Het elektrocardiogram
De meest bekende techniek binnen de elektrofysiologie is het elektrocardiogram. Doordat de elektrische activatie zich als een lawine over de hartspier verspreidt levert deze relatief grote spanningsveranderingen op aan het lichaamsoppervlak (enkele millivolten), die al sinds het eind van de 19e eeuw gemeten kunnen worden. Willem Einthoven staat bekend als degene die dit rond het jaar 1905 praktisch toepasbaar heeft gemaakt. In Einthoven's tijd werden de handen en voeten van patiënten in emmers zout water gestoken. Tegenwoordig wordt het elektrocardiogram meestal opgenomen met schijfvormige elektroden.
Lokale elektrogrammen
Met behulp van een hartkatheter kunnen elektrische signalen gemeten worden aan het oppervlak van de hartspier. Deze techniek wordt vooral gebruikt bij de diagnose van hartritmestoornissen. De behandeling hiervan geschiedt veelal op basis van medicatie, of door middel van ablatie. Ook de elektrische activiteit van de hersenen wordt soms ter plaatse gemeten.
Het elektro-encefalogram
De elektrische activiteit van de hersenen kan worden gemeten door kleine, schijfvormige elektroden op het hoofd te plakken.
Individuele cellen
Metingen aan individuele cellen zijn mogelijk door cellen eerst te isoleren, en vervolgens een pipet (een dunne buis gevuld met een elektrolyt), in de cel te prikken. In de eerste experimenten van dit soort werd gebruikgemaakt van het reuzenaxon van de pijlinktvis, dat 100 tot 1000 maal dikker is dan gewone zenuwcellen, zodat er een langwerpige metalen elektrode in gestoken kon worden.
De ontwikkeling van de Patch-clamp techniek in de jaren 1970-1980 maakte het mogelijk om aan kleine stukjes membraan te meten, waardoor zelfs de stroom door één enkel ionkanaal gemeten kan worden. De biofysicus Erwin Neher en de fysioloog Bert Sakmann ontvingen er in 1991 de Nobelprijs voor de Fysiologie of Geneeskunde voor.
Weefselpreparaten
Wanneer goed toegang verkregen kan worden tot het weefsel, bijvoorbeeld door een preparaat in een weefselbadje in leven te houden, kunnen naaldvormige elektroden ingebracht worden om zeer plaatselijk de elektrische potentiaalveranderingen te kunnen meten. Het is ook mogelijk om pipetten te gebruiken, net als bij geïsoleerde cellen.

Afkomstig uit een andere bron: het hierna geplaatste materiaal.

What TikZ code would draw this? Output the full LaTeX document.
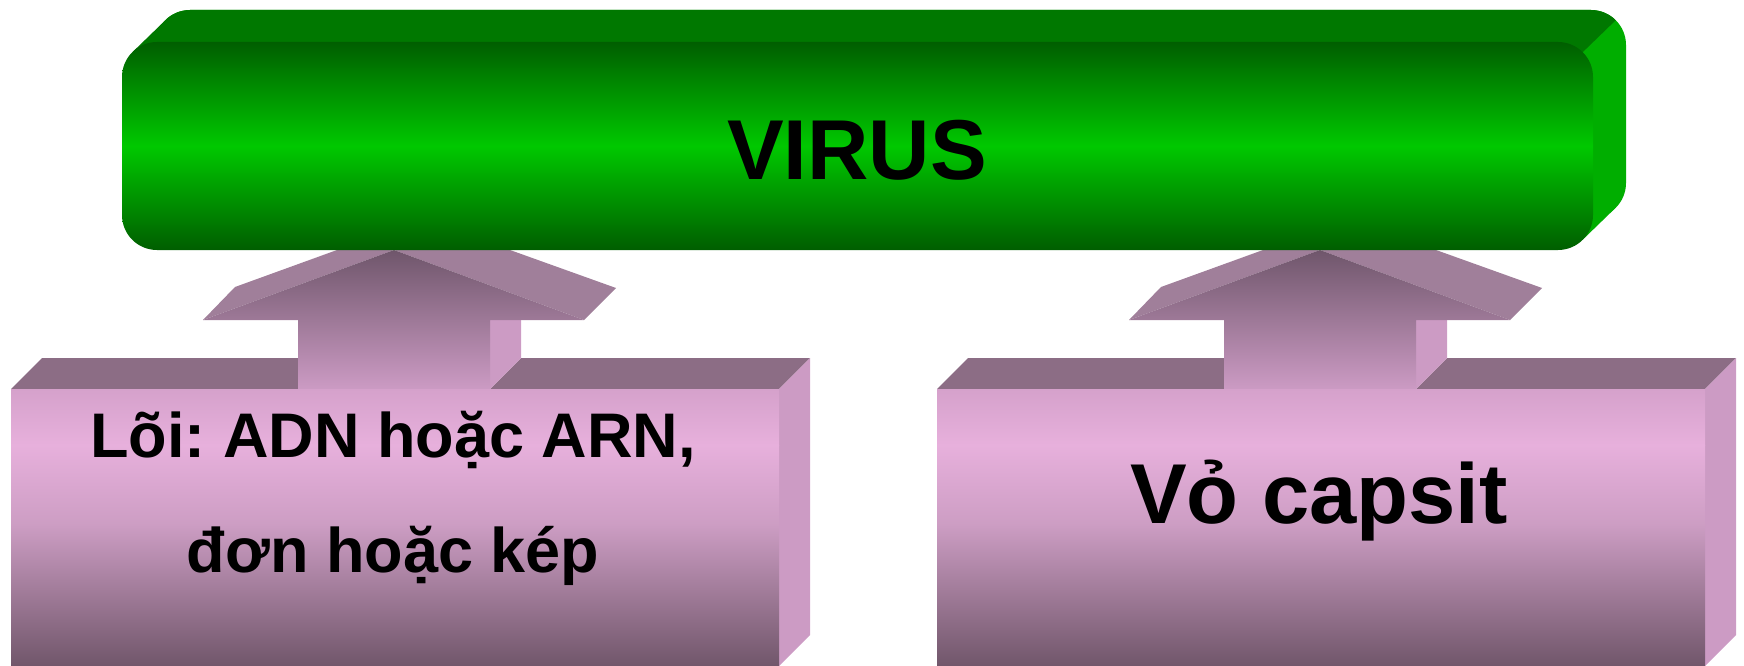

Sommige kleurstoffen zijn in staat om een verandering van membraanpotentiaal om te zetten in een kleurverandering. Door zo'n stof toe te voegen aan een preparaat kan met een kamera een zeer gedetailleerd beeld verkregen worden van de voortplanting van de elektrische activiteit in het weefsel.
Cellen kunnen er ook toe aangezet worden om te groeien en een soort weefsel te vormen op een substraat waarin microscopisch kleine elektroden zijn aangebracht - een soort printplaat. Met deze techniek is het mogelijk om de voortplanting van actiepotentialen op zeer kleine schaal (bijna van cel tot cel) te bestuderen.
Andere technieken
Andere door het lichaam gegenereerde elektrische signalen kunnen worden geregistreerd met elektromyografie, elektrooculografie en elektroretinografie. Ook de elektrische signalen die het oor genereert kunnen worden gemeten.
Toepassingen
Klinische elektrofysiologie
Met klinische elektrofysiologie wordt in Nederland meestal het subspecialisme van de cardiologie bedoeld dat zich richt op de diagnose en behandeling van hartritmestoornissen.[1]
Neurologie
Het elektro-encefalogram wordt in de neurologie gebruikt om ziekten en afwijkingen van de hersenen te diagnosticeren.
Oogheelkunde
Het elektroretinogram laat zien hoe de cellen van het netvlies reageren op verschillende kleuren licht. Binnen de oogheelkunde wordt het gebruikt om bijvoorbeeld verschillende vormen van kleurenblindheid te diagnosticeren.
Het elektrooculogram kan worden gebruikt om oogbewegingen te meten.